To be totally honest though, if you ask two different brewers or beer enthusiasts what the difference is between porters and stouts, you'll probably get two different answers. At the end of the day "porter" and "stout" are often used interchangeably because there are so many similarities between the two.
The one thing almost everyone can agree on is that porters came first...way easier to answer than the classic chicken vs. egg debate.
As far as geography is concerned, the classic porter craft beer style was created in London in the 1700s. The style continued to develop for quite some time and eventually some brewers began making porters stronger, or more stout. Hence, where "stout" comes from as it was essentially a derivative of the original porter and was originally called a "Stout Porter." Confused yet? Keep reading, it gets worse.
Both the 2021 Brewers Association Style Guide (AOB) and the 2015 Beer Judge Certification Program Style Guide (BJCP) recognize a few different designations, or sub-styles, of the Porter beer style as it is brewed today. While there is some variance between the two style guides, the common denominator is that most of these porter designations tend to be more full-bodied than their stout counterparts.
While stouts were originally brewed as a derivative of porters, they are arguably now more popular than porters. Brewers everywhere still struggle to identify the differences between these dark craft beers, but you'll typically see breweries feature more stouts on their tap lists than porters. Stouts tend to leave a wee bit more room for experimentation during the brewing process. Below are the stout designations officially recognised by the two primary style guides.
Now that we've beat the topic of "porter vs stout" to death...let's answer one more question. What's the difference between a brown ale and a porter? Brown ales and Porters might look similarly when poured into a beer glass, and they even have some of the same flavour and aroma characteristics. However, brown ales (whether English or American...both style guides recognize both designations separately) typically don't have any of the roasted flavours you might find when drinking a porter or stout. The English Brown Ale spawned from the English Mild Ale, and can range in colour from a reddish/copper brown to a dark brown. The American Brown Ale came after the English Brown Ale and uses American ingredients.
Congratulations! You've officially learned all about the differences between porters and stouts. Now it's time to get your hands on this cracking Porters & Stouts Mixed Case filled with 12 beers from 12 different breweries. The mixed case includes four porters and eight stouts, each of them dreamy and delicious. With nearly 200 five-star reviews, you can't go wrong with this case of beer.
One happy beer drinker writes:
"A wonderful and delightfully tasty blend of porters and stouts. So unlike Guinness. You will be amazed at the variety and will discover a few favourites that would have remained unknown." --Colin, November 2020 (5 Stars)

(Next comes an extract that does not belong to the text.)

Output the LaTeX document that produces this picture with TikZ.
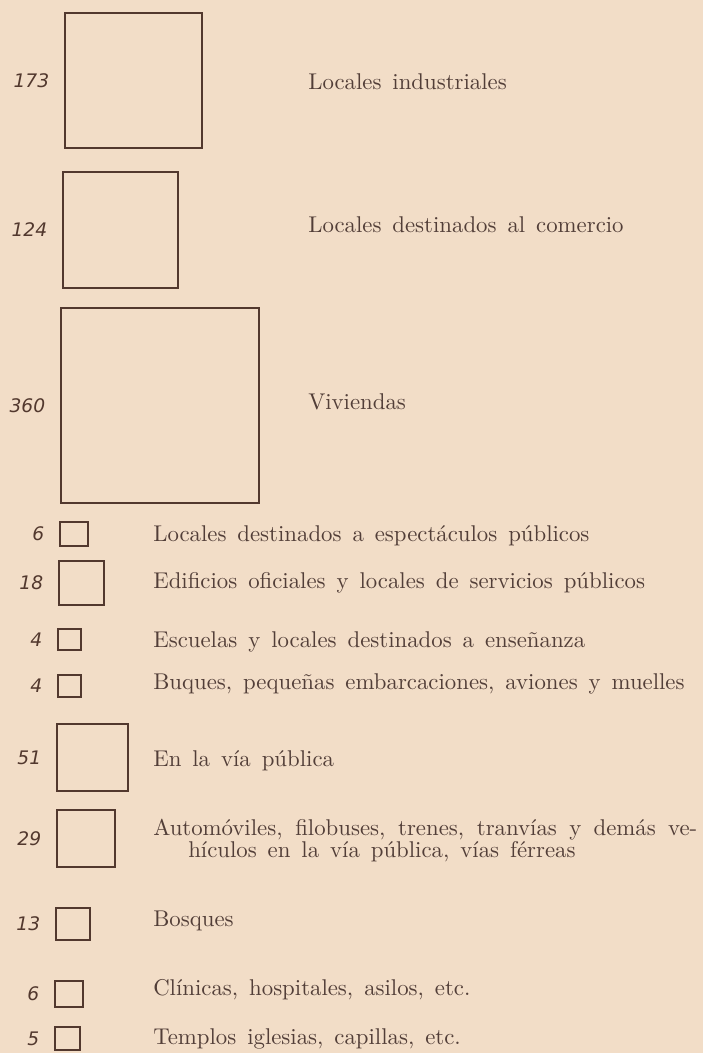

As you can see, there's not necessarily a clear difference between porters and stouts and this is a battle that will likely continue as long as beer keeps being made, or until pigs fly. In the meantime, it's probably okay to use "porter" and "stout" interchangeably because honestly, no one really knows the difference anyway. Regardless of whatever dark, delectable, malty, roasty beer you're drinking, you can be sure you won't regret a single sip.